A steam generator of the type used in a pressurized-water reactor power plant, commonly comprises a vertical casing having a feed-water inlet and an upper portion of enlarged diameter which on its top forms a steam dome having a steam outlet. In the lower portion of the casing a tube plate forms a closure of the casing, a U-tube bundle having upwardly extending hot and cold legs being mounted in this tube plate, the casing below the tube plate forming a primary header having primary fluid hot and cold nozzles and a partition for directing primary fluid from the hot nozzle through the hot leg and from the cold leg through the cold nozzle. With the reactor's pressurized-water coolant forming the primary fluid, the coolant is delivered from the reactor to the steam generator's hot nozzle, passes through the hot leg of the U-tube bundle and, with a substantial amount of heat removed, goes down through the cold leg and out through the cold nozzle for return to the reactor.
The tube bundle within the casing is circumferentially enclosed by a shroud, the shroud's outside and the inside of the casing being radially interspaced and forming a descent space, the bottom of the shroud being spaced above the tube plate so that the descent space is in flow communication with the inside of the shroud containing the tube bundle. The top of the shroud mounts a group of water separators which extend horizontally above the horizontal extent of the tube bundle, including both of its legs, these water separators being under the steam dome and functioning to separate steam-water mixtures rising from the tube bundle, so that steam is passed into the steam dome while the separated water is guided to the descent space.

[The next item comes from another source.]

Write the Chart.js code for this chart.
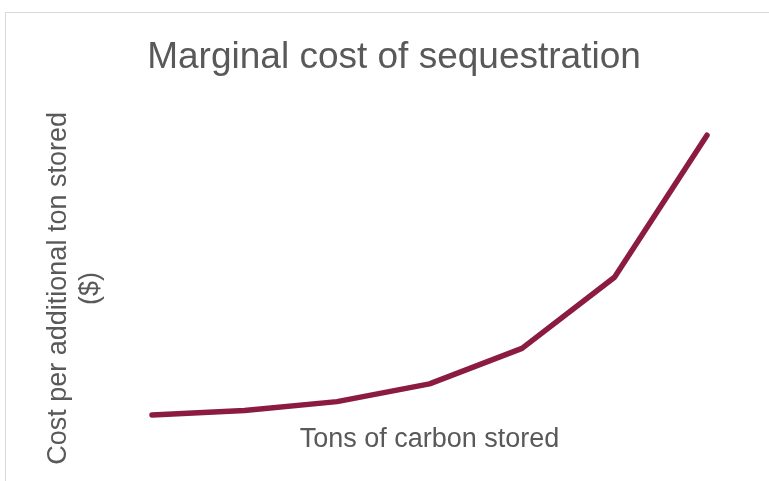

The feed water is normally maintained at a level above the top of the tube bundle and, of course, below the tops of the water separators from which the steam discharges. Usually steam dryers are positioned above the water separators and within the steam dome, so that the generator output is dried steam.
The casing of the steam generator is normally cylindrical, the tube bundle shroud is correspondingly cylindrical and the tube bundle itself is generally cylindrical as to its outside contour, each of the two legs having flat interfacing contours forming a vertically extending space or corridor between them which extends up to the tube bends at the top of the tube bundle. The group of water separators are horizontally arranged to form what is, in effect, a cylindrical group with the water separators uniformly interspaced and positioned substantially or approximately concentrically on top of the shroud and with respect to the tube bundle. The various parts are generally symmetrical throughout with respect to each other.
It is desirable that all of the water separators be uniformly loaded during the operation of the steam generator. However, it has been found that because of its higher temperature the hot leg produces steam at a greater rate than the cold leg, the consequence being that the loads under which the water separators positioned above the hot leg must operate, are substantially higher than the load under which the other separators above the cold leg, must operate, even though each of the two legs of the tube bundle are necessarily the same in number and in pitch, because the tube bundle is made up of the individual U-tubes having the return bends.